Food troughs at Whole Foods

    • I rarely saw smokers
    • the lack of scooters and motorcycle (I saw 6 in a ten-day period compared to 6 every second in Nice)
    • air conditioning blasting cold air in the airport and basically everywhere (in September)
    • homogeneous neighborhoods/residences, based on economic status
    • right turn on red light allowed (illegal in France)
    • the vast number of churches in any given area
    • uniform color of U.S. money (except for the purple five on the back of a $5 bill – why is it like that, by the way?)

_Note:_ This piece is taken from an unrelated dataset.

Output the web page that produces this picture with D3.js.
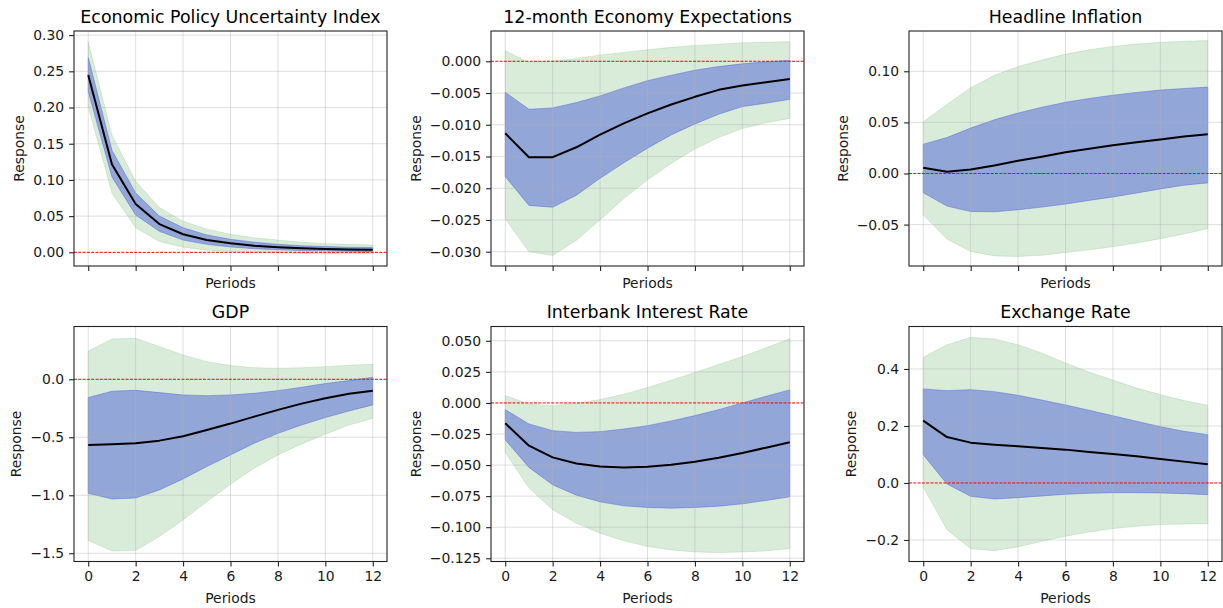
<!DOCTYPE html>
<html>
<head>
<meta charset="utf-8">
<script src="https://cdn.jsdelivr.net/npm/d3@7"></script>
<style>
  html, body { margin: 0; padding: 0; background: #fff; }
  svg { display: block; font-family: "DejaVu Sans", sans-serif; }
</style>
</head>
<body>
<svg id="chart" width="1223" height="608"></svg>
<script>
// Impulse responses over 12 periods: median path with 68% and 95% bands.
const periods = [0, 1, 2, 3, 4, 5, 6, 7, 8, 9, 10, 11, 12];

const titles = [
  "Economic Policy Uncertainty Index",
  "12-month Economy Expectations",
  "Headline Inflation",
  "GDP",
  "Interbank Interest Rate",
  "Exchange Rate"
];

// Economic Policy Uncertainty Index
const epuMedian = [0.245, 0.1215, 0.0667, 0.039, 0.025, 0.017, 0.0124, 0.009, 0.007, 0.0055, 0.0045, 0.004, 0.0037];
const epuLo68   = [0.222, 0.104, 0.0515, 0.029, 0.017, 0.011, 0.0075, 0.005, 0.0035, 0.0025, 0.002, 0.0015, 0.001];
const epuHi68   = [0.269, 0.141, 0.082, 0.050, 0.034, 0.024, 0.018, 0.014, 0.011, 0.009, 0.008, 0.007, 0.0065];
const epuLo95   = [0.201, 0.082, 0.034, 0.015, 0.007, 0.003, 0.001, 0.000, -0.001, -0.0015, -0.002, -0.002, -0.002];
const epuHi95   = [0.291, 0.162, 0.098, 0.062, 0.043, 0.032, 0.025, 0.020, 0.017, 0.014, 0.012, 0.011, 0.010];

// 12-month Economy Expectations
const expMedian = [-0.01134, -0.01513, -0.0151, -0.01355, -0.01155, -0.00977, -0.0082, -0.0068, -0.0056, -0.0045, -0.0038, -0.0033, -0.0028];
const expLo68   = [-0.01817, -0.0227, -0.0230, -0.0211, -0.01844, -0.0160, -0.0137, -0.0116, -0.00987, -0.00835, -0.00714, -0.0066, -0.0060];
const expHi68   = [-0.00488, -0.00756, -0.00735, -0.0065, -0.00546, -0.0042, -0.00305, -0.0022, -0.0014, -0.00084, -0.0004, -0.0001, 0.00016];
const expLo95   = [-0.0248, -0.0300, -0.0306, -0.0282, -0.0250, -0.0216, -0.0187, -0.0161, -0.0138, -0.0120, -0.0106, -0.0097, -0.0090];
const expHi95   = [0.00168, -0.0002, 0.0001, 0.0004, 0.0010, 0.0014, 0.0018, 0.0022, 0.0025, 0.0027, 0.0029, 0.0030, 0.0031];

// Headline Inflation
const infMedian = [0.0056, 0.0016, 0.0040, 0.0079, 0.0125, 0.0164, 0.0207, 0.0243, 0.0276, 0.0306, 0.0332, 0.0362, 0.0385];
const infLo68   = [-0.0188, -0.0319, -0.0372, -0.0375, -0.0355, -0.0329, -0.0299, -0.0263, -0.0230, -0.0191, -0.0151, -0.0115, -0.0092];
const infHi68   = [0.0286, 0.0352, 0.0444, 0.0526, 0.0592, 0.0648, 0.0697, 0.0734, 0.0766, 0.0793, 0.0816, 0.0832, 0.0845];
const infLo95   = [-0.0405, -0.0641, -0.0763, -0.0806, -0.0812, -0.0800, -0.0773, -0.0747, -0.0717, -0.0680, -0.0638, -0.0592, -0.0540];
const infHi95   = [0.0507, 0.0674, 0.0839, 0.0960, 0.1046, 0.1110, 0.1168, 0.1210, 0.1243, 0.1266, 0.1283, 0.1293, 0.1300];

// GDP
const gdpMedian = [-0.566, -0.560, -0.552, -0.529, -0.491, -0.437, -0.382, -0.322, -0.264, -0.210, -0.164, -0.124, -0.098];
const gdpLo68   = [-0.983, -1.032, -1.023, -0.954, -0.859, -0.753, -0.652, -0.552, -0.466, -0.394, -0.330, -0.273, -0.221];
const gdpHi68   = [-0.158, -0.103, -0.095, -0.115, -0.135, -0.141, -0.135, -0.121, -0.098, -0.069, -0.037, -0.011, 0.017];
const gdpLo95   = [-1.391, -1.480, -1.477, -1.356, -1.213, -1.055, -0.905, -0.767, -0.652, -0.557, -0.474, -0.394, -0.336];
const gdpHi95   = [0.244, 0.348, 0.353, 0.282, 0.210, 0.152, 0.118, 0.100, 0.095, 0.100, 0.109, 0.121, 0.129];

// Interbank Interest Rate
const ibrMedian = [-0.0164, -0.0344, -0.0438, -0.0487, -0.0511, -0.0519, -0.0513, -0.0497, -0.0473, -0.0441, -0.0403, -0.0360, -0.0317];
const ibrLo68   = [-0.0296, -0.0519, -0.0659, -0.0742, -0.0796, -0.0828, -0.0841, -0.0847, -0.0841, -0.0831, -0.0812, -0.0785, -0.0755];
const ibrHi68   = [-0.0054, -0.0169, -0.0223, -0.0237, -0.0231, -0.0210, -0.0183, -0.0145, -0.0102, -0.0054, 0.0000, 0.0054, 0.0105];
const ibrLo95   = [-0.0398, -0.0685, -0.0860, -0.0968, -0.1048, -0.1110, -0.1156, -0.1183, -0.1199, -0.1204, -0.1199, -0.1191, -0.1172];
const ibrHi95   = [0.0059, -0.0008, -0.0022, -0.0003, 0.0027, 0.0070, 0.0124, 0.0183, 0.0245, 0.0309, 0.0374, 0.0444, 0.0516];

// Exchange Rate
const fxMedian = [0.219, 0.161, 0.1415, 0.1345, 0.1287, 0.1228, 0.117, 0.1088, 0.1018, 0.0936, 0.0842, 0.0749, 0.0655];
const fxLo68   = [0.0994, -0.0035, -0.0468, -0.0561, -0.0515, -0.0456, -0.0398, -0.0363, -0.034, -0.034, -0.035, -0.0374, -0.041];
const fxHi68   = [0.330, 0.324, 0.3275, 0.3205, 0.3076, 0.291, 0.2737, 0.255, 0.236, 0.2164, 0.1977, 0.1813, 0.1696];
const fxLo95   = [-0.0152, -0.1637, -0.2304, -0.2374, -0.2246, -0.2047, -0.187, -0.172, -0.160, -0.152, -0.146, -0.1439, -0.1427];
const fxHi95   = [0.441, 0.485, 0.511, 0.505, 0.485, 0.456, 0.421, 0.389, 0.361, 0.333, 0.310, 0.289, 0.2725];

// Tick values per panel
const xTicks = [0, 2, 4, 6, 8, 10, 12];
const epuTicks = [0.00, 0.05, 0.10, 0.15, 0.20, 0.25, 0.30];
const expTicks = [-0.030, -0.025, -0.020, -0.015, -0.010, -0.005, 0.000];
const infTicks = [-0.05, 0.00, 0.05, 0.10];
const gdpTicks = [-1.5, -1.0, -0.5, 0.0];
const ibrTicks = [-0.125, -0.100, -0.075, -0.050, -0.025, 0.000, 0.025, 0.050];
const fxTicks = [-0.2, 0.0, 0.2, 0.4];

const panels = [
  { title: titles[0], med: epuMedian, lo68: epuLo68, hi68: epuHi68, lo95: epuLo95, hi95: epuHi95, ticks: epuTicks, fmt: ".2f", dom: [-0.0189, 0.3057] },
  { title: titles[1], med: expMedian, lo68: expLo68, hi68: expHi68, lo95: expLo95, hi95: expHi95, ticks: expTicks, fmt: ".3f", dom: [-0.03225, 0.00477] },
  { title: titles[2], med: infMedian, lo68: infLo68, hi68: infHi68, lo95: infLo95, hi95: infHi95, ticks: infTicks, fmt: ".2f", dom: [-0.0905, 0.1394] },
  { title: titles[3], med: gdpMedian, lo68: gdpLo68, hi68: gdpHi68, lo95: gdpLo95, hi95: gdpHi95, ticks: gdpTicks, fmt: ".1f", dom: [-1.571, 0.455] },
  { title: titles[4], med: ibrMedian, lo68: ibrLo68, hi68: ibrHi68, lo95: ibrLo95, hi95: ibrHi95, ticks: ibrTicks, fmt: ".3f", dom: [-0.1276, 0.0615] },
  { title: titles[5], med: fxMedian, lo68: fxLo68, hi68: fxHi68, lo95: fxLo95, hi95: fxHi95, ticks: fxTicks, fmt: ".1f", dom: [-0.2755, 0.549] }
];

const colLeft = [74, 491, 909];
const rowTop = [31, 326.5];
const axW = 313, axH = 235;
const textColor = "#1a1a1a";

const svg = d3.select("#chart");

panels.forEach((p, i) => {
  const col = i % 3, row = Math.floor(i / 3);
  const left = colLeft[col], top = rowTop[row];
  const g = svg.append("g").attr("transform", `translate(${left},${top})`);

  const x = d3.scaleLinear().domain([-0.6, 12.6]).range([0, axW]);
  const y = d3.scaleLinear().domain(p.dom).range([axH, 0]);

  const band = (lo, hi) => d3.area()
    .x((d, k) => x(periods[k]))
    .y0((d, k) => y(lo[k]))
    .y1((d, k) => y(hi[k]))(periods);

  // 95% band
  g.append("path").attr("d", band(p.lo95, p.hi95))
    .attr("fill", "rgb(0,128,0)").attr("fill-opacity", 0.15)
    .attr("stroke", "rgb(0,128,0)").attr("stroke-opacity", 0.12).attr("stroke-width", 1);
  // 68% band
  g.append("path").attr("d", band(p.lo68, p.hi68))
    .attr("fill", "rgb(77,96,215)").attr("fill-opacity", 0.5)
    .attr("stroke", "rgb(77,96,215)").attr("stroke-opacity", 0.45).attr("stroke-width", 1);

  // grid (the zero row is left to the red reference line)
  const grid = g.append("g").attr("stroke", "#b0b0b0").attr("stroke-opacity", 0.45).attr("stroke-width", 0.9);
  xTicks.forEach(t => grid.append("line").attr("x1", x(t)).attr("x2", x(t)).attr("y1", 0).attr("y2", axH));
  p.ticks.filter(t => t !== 0).forEach(t => grid.append("line").attr("x1", 0).attr("x2", axW).attr("y1", y(t)).attr("y2", y(t)));

  // zero reference
  g.append("line").attr("x1", 0).attr("x2", axW).attr("y1", y(0)).attr("y2", y(0))
    .attr("stroke", "#f00").attr("stroke-width", 1).attr("stroke-dasharray", "3,1.3");

  // median response
  g.append("path")
    .attr("d", d3.line().x((d, k) => x(periods[k])).y((d, k) => y(p.med[k]))(periods))
    .attr("fill", "none").attr("stroke", "#000").attr("stroke-width", 2).attr("stroke-linejoin", "round");

  // spines
  g.append("rect").attr("x", 0).attr("y", 0).attr("width", axW).attr("height", axH)
    .attr("fill", "none").attr("stroke", "#222").attr("stroke-width", 1.1);

  const minus = s => s.replace("-", "\u2212");

  // y axis
  const fy = d3.format(p.fmt);
  const ya = g.append("g").call(d3.axisLeft(y).tickValues(p.ticks).tickSize(4.9).tickPadding(4.9)
    .tickFormat(d => minus(fy(d))));
  ya.select(".domain").remove();
  ya.selectAll("line").attr("stroke", "#222").attr("stroke-width", 1.1);
  ya.selectAll("text").attr("fill", textColor).style("font-size", "13.9px").style("font-family", "DejaVu Sans");

  // x axis
  const xa = g.append("g").attr("transform", `translate(0,${axH})`)
    .call(d3.axisBottom(x).tickValues(xTicks).tickSize(4.9).tickPadding(4.9)
      .tickFormat(d => row === 1 ? String(d) : ""));
  xa.select(".domain").remove();
  xa.selectAll("line").attr("stroke", "#222").attr("stroke-width", 1.1);
  xa.selectAll("text").attr("fill", textColor).style("font-size", "13.9px").style("font-family", "DejaVu Sans");

  // title
  g.append("text").attr("x", axW / 2).attr("y", -8.5).attr("text-anchor", "middle")
    .attr("fill", "#000").style("font-size", "17.4px").text(p.title);

  // x label
  g.append("text").attr("x", axW / 2).attr("y", row === 1 ? axH + 41.5 : axH + 21.5)
    .attr("text-anchor", "middle").attr("fill", textColor).style("font-size", "13.9px").text("Periods");

  // y label, placed left of the tick labels
  const bb = ya.node().getBBox();
  const lx = bb.x - 14;
  g.append("text").attr("transform", `translate(${lx},${axH / 2}) rotate(-90)`)
    .attr("text-anchor", "middle").attr("dominant-baseline", "central")
    .attr("fill", textColor).style("font-size", "13.9px").text("Response");
});
</script>
</body>
</html>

The most notable difference is the friendly and helpful customer service in the U.S., which is generally not considered automatically included in one’s job in France (unless they are indeed working in a customer service department); therefore, they tend to do only the job they are paid to do.

STEREOTYPES:
French Television Channel One’s website recently posted what they view as “Americans’ Top Ten French Stereotypes” (link list is in English) of the French. What do you think of this list? Have you personally experienced any of these?

I believe one needs to travel with an open mind, leaving behind expectations of how they think things should be, in order to have a fulfilling and enlightening journey.  Bon Voyage & Bienvenue!